Number of $\{0,1\}$ matrices with distinct rows and distinct columns How many $M\in\{0,1\}^{r\times c}$ are there such that each row and each column of $M$ is distinct?
How many classes of matrices in $\{0,1\}^{r\times c}$ up to permutation equivalence are there such that each matrix in every class has each row and each column distinct?
What is the analogous count if rank over $\Bbb K$ is restricted to exactly $m$ where $\Bbb K$ is a field?
If $\Bbb K=\Bbb R$ then if $r=c$ then asymptotically I think we should have $2^{cm}$ matrices.

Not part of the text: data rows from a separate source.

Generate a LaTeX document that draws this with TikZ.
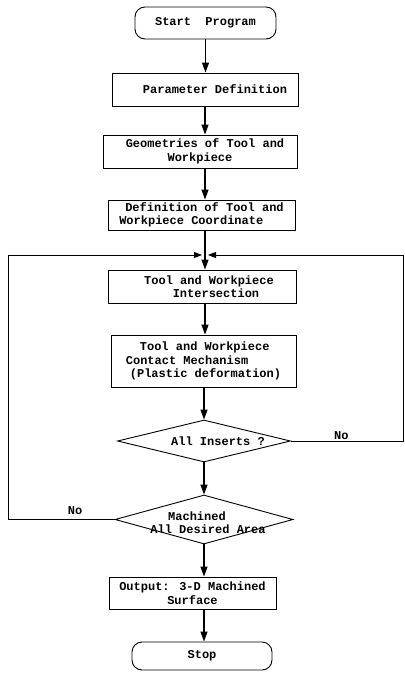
\documentclass[tikz,border=0pt]{standalone}
\usepackage{fontspec}
\newfontfamily\plotfont{Liberation Mono}
\usepackage{tikz}
\usetikzlibrary{arrows.meta, positioning, shapes.geometric}

\tikzset{
    proc/.style={draw, line width=0.9pt, inner sep=0pt, font=\plotfont\bfseries\fontsize{12}{13.5}\selectfont, align=center},
    term/.style={proc, rounded corners=10pt},
    decision/.style={draw, diamond, line width=0.9pt, inner sep=0pt},
    flow/.style={line width=1.3pt, -{Triangle[length=10pt, width=7pt]}},
    loopline/.style={line width=1pt, -{Triangle[length=8pt, width=6pt]}},
    lbl/.style={font=\plotfont\bfseries\fontsize{12}{13.5}\selectfont, inner sep=0.5pt}
}

\begin{document}
\begin{tikzpicture}[x=1pt, y=-1pt]
    \useasboundingbox (0,0) rectangle (404,676);

    % main column
    \node[term, minimum width=141, minimum height=32] (start) at (205.5,23) {Start\ \ Program};
    \node[proc, minimum width=186, minimum height=33] (param) at (205,89.5) {\hspace*{20pt}Parameter Definition};
    \node[proc, minimum width=194, minimum height=33] (geom) at (200,151.5) {\hspace*{10pt}Geometries of Tool and\\Workpiece};
    \node[proc, minimum width=187, minimum height=30, align=left] (defn) at (201.5,215) {\hspace*{6pt}Definition of Tool and\\Workpiece Coordinate};
    \node[proc, minimum width=188, minimum height=33] (inter) at (202,286.5) {\hspace*{14pt}Tool and Workpiece\\\hspace*{28pt}Intersection};
    \node[proc, minimum width=185, minimum height=52, align=left] (contact) at (203.5,361) {\hspace*{14pt}Tool and Workpiece\\Contact Mechanism\\\hspace*{4pt}(Plastic deformation)};

    % decisions
    \node[decision, minimum width=173, minimum height=42] (ins) at (204,441) {};
    \node[lbl, align=center] (ins-txt) at ([xshift=14]ins.center) {All Inserts ?};
    \node[decision, minimum width=178, minimum height=49] (mach) at (204,519.5) {};
    \node[lbl, align=center] (mach-txt) at ([xshift=4, yshift=-3]mach.center) {\hspace*{-22pt}Machined\\All Desired Area};

    \node[proc, minimum width=167, minimum height=32] (out) at (192.5,593) {Output: 3-D Machined\\Surface};
    \node[term, minimum width=140, minimum height=28] (stop) at (202,656) {Stop};

    % loop corners
    \coordinate (join) at (205,255);
    \coordinate (lft) at (8,255);
    \coordinate (rgt) at (403,255);

    % arrows
    \draw[flow] (start.south) -- (start.south |- param.north);
    \draw[flow] (join |- param.south) -- (join |- geom.north);
    \draw[flow] (join |- geom.south) -- (join |- defn.north);
    \draw[line width=1.3pt] (join |- defn.south) -- (join);
    \draw[flow] (join) -- (join |- inter.north);
    \draw[flow] (join |- inter.south) -- (join |- contact.north);
    \draw[flow] (contact.south -| ins.north) -- (ins.north);
    \draw[flow] (ins.south) -- (mach.north);
    \draw[flow] (mach.south) -- (mach.south |- out.north);
    \draw[flow] (mach.south |- out.south) -- (mach.south |- stop.north);

    % feedback loops
    \draw[loopline] (ins.east) -- node[lbl, pos=0.45, above] (no-ins) {No} (ins.east -| rgt) -- (rgt) -- ([xshift=3]join);
    \draw[loopline] (mach.west) -- node[lbl, pos=0.37, above=4pt] (no-mach) {No} (mach.west -| lft) -- (lft) -- ([xshift=-3]join);
\end{tikzpicture}
\end{document}
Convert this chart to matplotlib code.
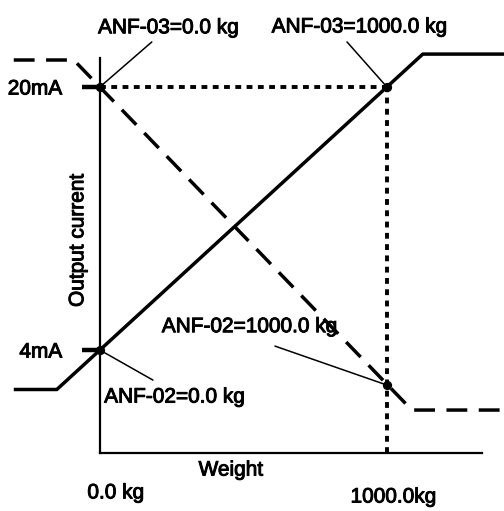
import matplotlib
matplotlib.use('Agg')
from matplotlib import pyplot as plt
from matplotlib import patheffects

plt.rcParams['font.family'] = ['Liberation Sans', 'DejaVu Sans']

# output curve, rising (solid) and falling (dashed)
weight_rise = [-300, -150, 1125, 1410]
current_rise = [1.6, 1.6, 22.0, 22.0]
weight_fall = [-300, -91, 1087, 1410]
current_fall = [21.64, 21.64, 0.35, 0.35]

# set points
point_weight = [0, 1000, 0, 1000]
point_current = [20, 20, 4, 1.87]
point_labels = ["ANF-03=0.0 kg", "ANF-03=1000.0 kg", "ANF-02=0.0 kg", "ANF-02=1000.0 kg"]

y_ticks = [4, 20]
y_tick_labels = ["4mA", "20mA"]
x_labels = ["0.0 kg", "1000.0kg"]

# scanned look: slightly heavier text
heavy = [patheffects.withStroke(linewidth=0.7, foreground='black')]

fig = plt.figure(figsize=(5.04, 5.11), dpi=100)
ax = fig.add_axes([0, 0, 1, 1])
ax.set_xlim(-348, 1408)
ax.set_ylim(-5.79, 25.29)

ax.plot(weight_rise, current_rise, color='black', lw=2.5, solid_capstyle='butt')
ax.plot(weight_fall, current_fall, color='black', lw=2.5, ls=(0, (6.0, 3.3)))

# guide lines to the 1000 kg / 20 mA points
ax.plot([point_weight[0], point_weight[1]], [point_current[0], point_current[1]],
        color='black', lw=2.8, ls=(0, (1.5, 1.4)))
ax.plot([point_weight[1], point_weight[1]], [-2.26, point_current[1]],
        color='black', lw=2.8, ls=(0, (1.5, 1.4)))

ax.scatter(point_weight, point_current, s=32, color='black', zorder=5)

# labels and leader lines
text_pos = [(240, 23.6), (906, 23.65), (261, 1.14), (523, 5.42)]
lead_from = [(181, 22.74), (861, 22.74), (185, 2.17), (610, 4.24)]
for lab, (tx, ty), (lx, ly), px, py in zip(point_labels, text_pos, lead_from,
                                           point_weight, point_current):
    ax.text(tx, ty, lab, fontsize=15, ha='center', va='center', path_effects=heavy)
    ax.annotate('', xy=(px, py), xytext=(lx, ly),
                arrowprops=dict(arrowstyle='-', lw=1.1, color='black',
                                shrinkA=0, shrinkB=0))

# axes
for s in ['top', 'right']:
    ax.spines[s].set_visible(False)
ax.spines['left'].set_position(('data', 0))
ax.spines['left'].set_bounds(-2.26, 21.76)
ax.spines['bottom'].set_position(('data', -2.26))
ax.spines['bottom'].set_bounds(0, 1331)
ax.spines['left'].set_linewidth(1.6)
ax.spines['bottom'].set_linewidth(1.6)

ax.set_yticks(y_ticks)
ax.set_yticklabels(y_tick_labels, fontsize=15)
for t in ax.get_yticklabels():
    t.set_path_effects(heavy)
ax.tick_params(axis='y', direction='out', length=13, width=3.2, pad=14)
ax.set_xticks([])

ax.text(56, -4.69, x_labels[0], fontsize=15, ha='center', va='center', path_effects=heavy)
ax.text(1024, -4.94, x_labels[1], fontsize=15, ha='center', va='center', path_effects=heavy)
ax.text(457, -3.3, "Weight", fontsize=15, ha='center', va='center', path_effects=heavy)
ax.text(-77, 10.69, "Output current", fontsize=15, ha='center', va='center',
        rotation=90, path_effects=heavy)

fig.savefig('out.png', dpi=100)
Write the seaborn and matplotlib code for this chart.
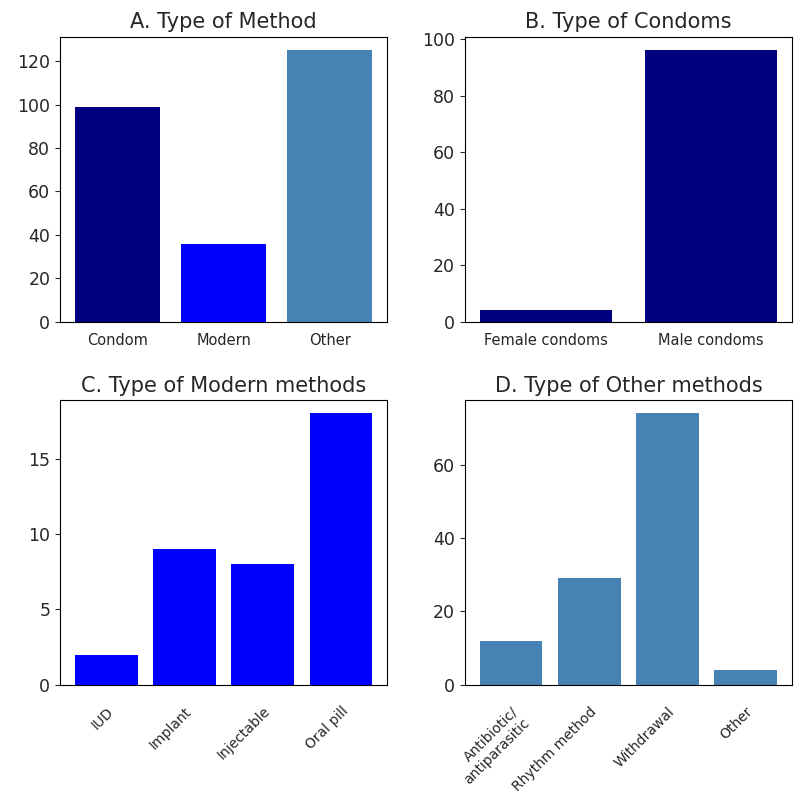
import pandas as pd
import matplotlib
matplotlib.use('Agg')
import matplotlib.pyplot as plt
from matplotlib.ticker import MultipleLocator
import seaborn as sns

# values
method_labels = ['Condom', 'Modern', 'Other']
method_counts = [99, 36, 125]
method_colors = ['navy', 'blue', 'steelblue']

condom_labels = ['Female condoms', 'Male condoms']
condom_counts = [4, 96]

modern_labels = ['IUD', 'Implant', 'Injectable', 'Oral pill']
modern_counts = [2, 9, 8, 18]

other_labels = ['Antibiotic/\nantiparasitic', 'Rhythm method', 'Withdrawal', 'Other']
other_counts = [12, 29, 74, 4]

sns.set_style('ticks')
plt.rcParams['font.family'] = ['DejaVu Sans']

fig, axes = plt.subplots(2, 2, figsize=(8, 8), dpi=100)
fig.subplots_adjust(left=0.075, right=0.99, top=0.954, bottom=0.144,
                    wspace=0.237, hspace=0.274)


def draw(ax, labels, counts, colors, title, step, rotate=False):
    df = pd.DataFrame({'label': labels, 'count': counts})
    sns.barplot(data=df, x='label', y='count', hue='label', palette=colors,
                legend=False, width=0.8, saturation=1, ax=ax, linewidth=0)
    n = len(labels)
    m = 0.05 * (n - 1 + 0.8)
    ax.set_xlim(-0.4 - m, n - 1 + 0.4 + m)
    ax.set_ylim(0, max(counts) * 1.05)
    ax.yaxis.set_major_locator(MultipleLocator(step))
    ax.set_title(title, fontsize=15)
    ax.set_xlabel('')
    ax.set_ylabel('')
    ax.tick_params(axis='y', labelsize=12.5)
    ax.tick_params(axis='x', labelsize=10.5, length=0, pad=8)
    if rotate:
        ax.tick_params(axis='x', labelsize=10, pad=14)
        plt.setp(ax.get_xticklabels(), rotation=45, ha='right',
                 rotation_mode='anchor', multialignment='right')
    for s in ax.spines.values():
        s.set_visible(True)
        s.set_color('black')


draw(axes[0, 0], method_labels, method_counts, method_colors, 'A. Type of Method', 20)
draw(axes[0, 1], condom_labels, condom_counts, ['navy'] * 2, 'B. Type of Condoms', 20)
draw(axes[1, 0], modern_labels, modern_counts, ['blue'] * 4, 'C. Type of Modern methods', 5, rotate=True)
draw(axes[1, 1], other_labels, other_counts, ['steelblue'] * 4, 'D. Type of Other methods', 20, rotate=True)

plt.savefig('out.png', dpi=100)
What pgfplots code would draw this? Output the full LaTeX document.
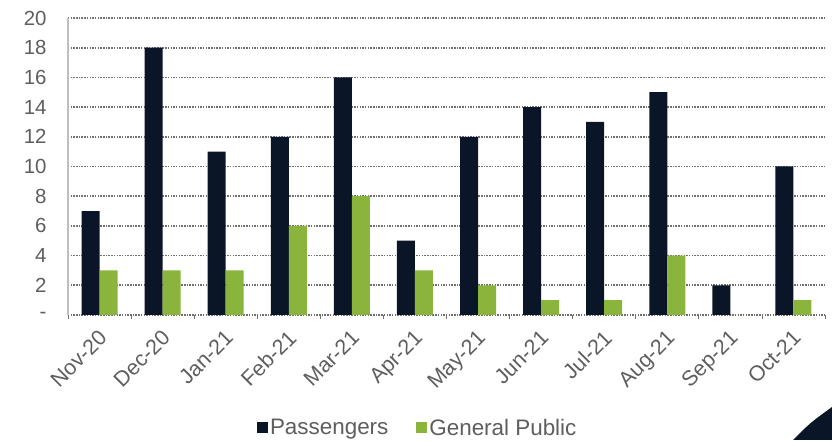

 A: This is OEIS sequence A181230. The square case $r=c$ is OEIS sequence A088310.  See those pages for formulas.  As Pat Devlin mentions, the asymptotic problem is trivial if both $r$ and $c$ increase quickly enough. 
A: Ok.  Let's say $r \leq c$ and say $N = 2^r$.
Then the number of matrices with each column distinct is exactly $N(N-1)\cdots (N-c+1)$.  This is an upper bound on the first question you asked.
Approximation time:  suppose $r^2 \ll 2^c$ then almost all (asymptotically all) matrices will have distinct rows (birthday problem) anyway.  Since $r \leq c$, this condition will happen provided $r \gg 1$.  Therefore, having distinct rows basically always happens, so the upper bound given above is essentially the truth [this can be made more rigorous and exact as desired].
If you want to look at the equivalence class thing, then just use the fact that most matrices will have only one automorphism anyway.  So just divide the answer by $r! c!$.
Punchline: the thing is asymptotically easy, and the answer is more or less exactly what you'd think.